And then there were those rare times when a wrestler debuted with a completely stupid gimmick we were disgusted by as always, and we would boo as always. And then suddenly we were booing not because the gimmick sucked but because the guy was legitimately drawing heel heat, or worse, we were CHEERING.

Sometimes, even a stupid gimmick can get over huge in the hands of the right man. So here in no particular order except however the fuck I choose to do it are the worst wrestling gimmicks that actually succeeded.

#5; Irwin/Irving R. Shyster AKA IRS (Mike Rotunda)

So it's the early 90's and Mike Rotunda has rejoined the WWF. He's been gone since his brief but successful tag-team run with Barry Windham in the mid-80's. For reasons known only to Vince, he decided Rotunda's personality, suited to a heel role, seemed to say "Obnoxious tax collecter". Now I suppose one could see to a point the inherent logic of the character. Everyone hates the Tax Man, so it garaunteed cheap heat. People were going to boo the shit out of IRS no matter what. But this by ANY stretch of the imagination should have been a one-note character that would be gone in 6 months after a face squashed him.

The first few vignettes preparing for his debut listed him as Irving which, also for reasons known only to Vince, was changed to Irwin after 3 vignettes. Maybe he had a friend named Irving who took offense? We'll never know.

Rotunda however, has always been good in the ring and great on the mic, and managed to stretch 4 goddamned years out of this albatross, to the point that the character STILL gets recommissioned every so often for a cheap nostalgia pop.
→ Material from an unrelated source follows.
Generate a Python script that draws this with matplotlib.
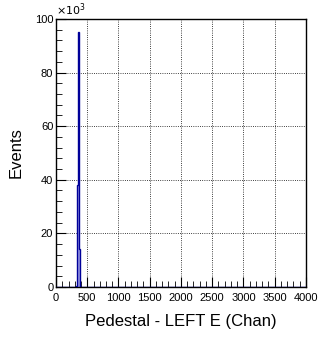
import numpy as np
import matplotlib
matplotlib.use("Agg")
import matplotlib.pyplot as plt
from matplotlib.ticker import MultipleLocator

# histogram contents (channels, counts)
bin_edges = [0, 312, 328, 344, 360, 376, 4000]
counts = [0, 500, 38000, 95000, 14000, 0]

plt.rcParams['font.family'] = ['Liberation Sans', 'DejaVu Sans']

fig = plt.figure(figsize=(3.22, 3.38), dpi=100)
ax = fig.add_axes([0.174, 0.151, 0.776, 0.793])

c = np.array(counts) / 1000.0
ax.stairs(c, bin_edges, fill=True, color='#9999e6', zorder=2)
ax.stairs(c, bin_edges, color='#000099', lw=1.0, zorder=3)

ax.set_xlim(0, 4000)
ax.set_ylim(0, 100)
ax.xaxis.set_major_locator(MultipleLocator(500))
ax.xaxis.set_minor_locator(MultipleLocator(100))
ax.yaxis.set_major_locator(MultipleLocator(20))
ax.yaxis.set_minor_locator(MultipleLocator(4))
ax.tick_params(which='both', direction='in', top=False, right=False, labelsize=8)
ax.tick_params(axis='x', pad=4)
ax.tick_params(axis='y', pad=2)
ax.tick_params(which='major', length=7)
ax.tick_params(which='minor', length=4)
ax.grid(True, which='major', color='black', linestyle=':', lw=0.6)
ax.set_axisbelow(True)

ax.set_xlabel('Pedestal - LEFT E (Chan)', fontsize=12, labelpad=8)
ax.set_ylabel('Events', fontsize=12, labelpad=8)
ax.text(0.0, 1.005, r'$\times10^{3}$', transform=ax.transAxes, fontsize=8, va='bottom', ha='left')

for s in ax.spines.values():
    s.set_linewidth(1.0)

fig.savefig('out.png', dpi=100)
Rotunda as IRS didn't just settle for the cheap heat of playing a tax collector, he gave us concrete reasons to absolutely fucking LOATHE him.



Hell he was so good at making us hate him that he actually got people to briefly give a shit about Chris "Tatanka" Chavis, who was, as some of the folks on Inside Pulse like to say, Pissed-Off Racial Stereotype #12, the "whooping Indian". Chavis was devoid of any personality or charisma, and as a face no one cared, until Chief Jay Strongbow presented him with a ceremonial Native Headdress for some reason and IRS destroyed it because Tatanka refused to pay a "Gift Tax" on it.

For giving longevity and genuine heel heat to a one-note cheap heat paint by numbers gimmick, Mike Rotunda makes this list. One question though.... why did NO ONE ever just yank his tie that he kept on WHILE wrestling?

#4; The Honky Tonk Man (Roy Wayne Farris)

Seriously? A Goddamned Elvis Impersonator? THAT'S the best Vince could come up with for the cousin of Memphis Royalty Jerry "The King" Lawler? Well, this WAS before the WWF/USWA working relationship, so maybe making Roy into a bad Elvis impersonator was a jab at Lawler. After all Elvis was supposedly the King. (No I'm NOT an Elvis fan, why do you ask?). This is yet another silly stupid gimmick that should have vanished after 6 months maximum. Especially given he was supposed to be a face. Fans turned on it pretty quick though, and it could easily have died right there, if not for Roy's natural charisma pulling off a cocky heel vibe that made the fans care.

As we all know, to succeed as a heel, you can't just get cheap heat and last very long. No heel ever thrived just saying "(insert local sports franchise here) sucks!". Sure he gets booed, and the fans cheer if he gets beaten, but otherwise they get no reaction because the fans have no reason to care. No, to SUCCEED you have to make them hate you so goddamned much they will pay good money JUST to see someone kick the crap out of you.

And Roy did this in spades. He all but perfected the cowardly heel routine once he had the Intercontinental belt, managing to set a still unbroken record for longest IC title reign due to constantly getting himself counted out or disqualified, further enraging fans and making them want THAT much more to see him get his ass kicked eventually.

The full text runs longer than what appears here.